The scientists began with the application of Single Molecule, Real-Time Sequencing technology, as well as computational tools, to classify molecules by analyzing their genetic code and methylation patterns, the DNA code that regulates gene activity. With this long-read sequencing approach, they were able to produce more precise results than are possible from standard approaches such as 16S or short-read sequencing, and the new approach also corrected errors and incomplete results in identification resulting from those two methods. The team was also able to link mobile genetic elements to their bacterial hosts, which can also enable researchers to predict the virulence and antibiotic resistance of different bacterial species and strains.
 
“The biomedical community has long needed a microbiome analysis method capable of resolving individual species and strains with high resolution,” Dr.

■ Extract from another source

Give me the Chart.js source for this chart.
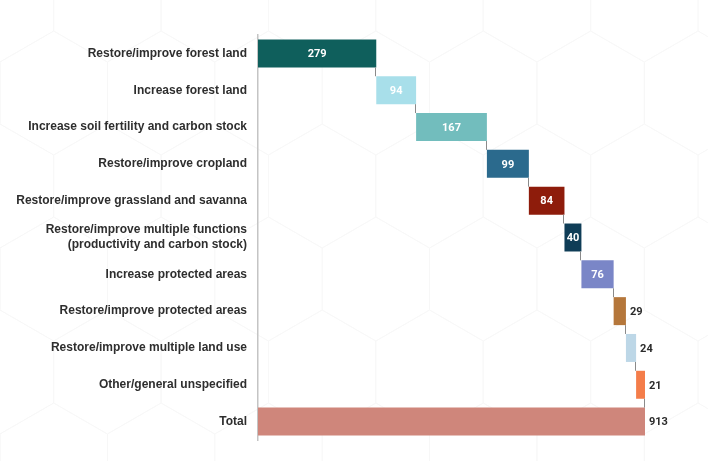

Gang Fang, Assistant Professor of Genetics and Genomic Sciences at Mount Sinai and senior author of the paper, said in a press release. “We found that DNA methylation patterns can be exploited as highly informative natural barcodes to help discriminate microbial species from each other, help associate mobile genetic elements to their host-genomes and achieve more precise microbiome analysis.”
 
The paper in question, “Metagenomic binning and association of plasmids with bacterial host genomes using DNA methylation,” was published in Nature Biotechnology.
 
 
As noted in the text, “Shotgun metagenomics methods enable characterization of microbial communities in human microbiome and environmental samples. Assembly of metagenome sequences does not output whole genomes, so computational binning methods have been developed to cluster sequences into genome 'bins'. These methods exploit sequence composition, species abundance or chromosome organization but cannot fully distinguish closely related species and strains.”
 
By comparison, the team's new method “incorporates bacterial DNA methylation signatures, which are detected using single-molecule real-time sequencing. Our method takes advantage of these endogenous epigenetic barcodes to resolve individual reads and assembled contigs into species- and strain-level bins. We validate our method using synthetic and real microbiome sequences. In addition to genome binning, we show that our method links plasmids and other mobile genetic elements to their host species in a real microbiome sample. Incorporation of DNA methylation information into shotgun metagenomics analyses will complement existing methods to enable more accurate sequence binning.”
 
Pilot projects using synthetic and real-world microbiome samples showed that with this method, scientists could differentiate between closely related species/strains of bacteria, and, using methylation patterns, could link related DNA sequence data to provide “more holistic information about individual organisms,” as noted in a Icahn press release. Their approach was also validated in low- to medium-complexity microbial communities. Moving forward, the team is working to develop more advanced technologies to resolve complex communities like environmental microbiomes.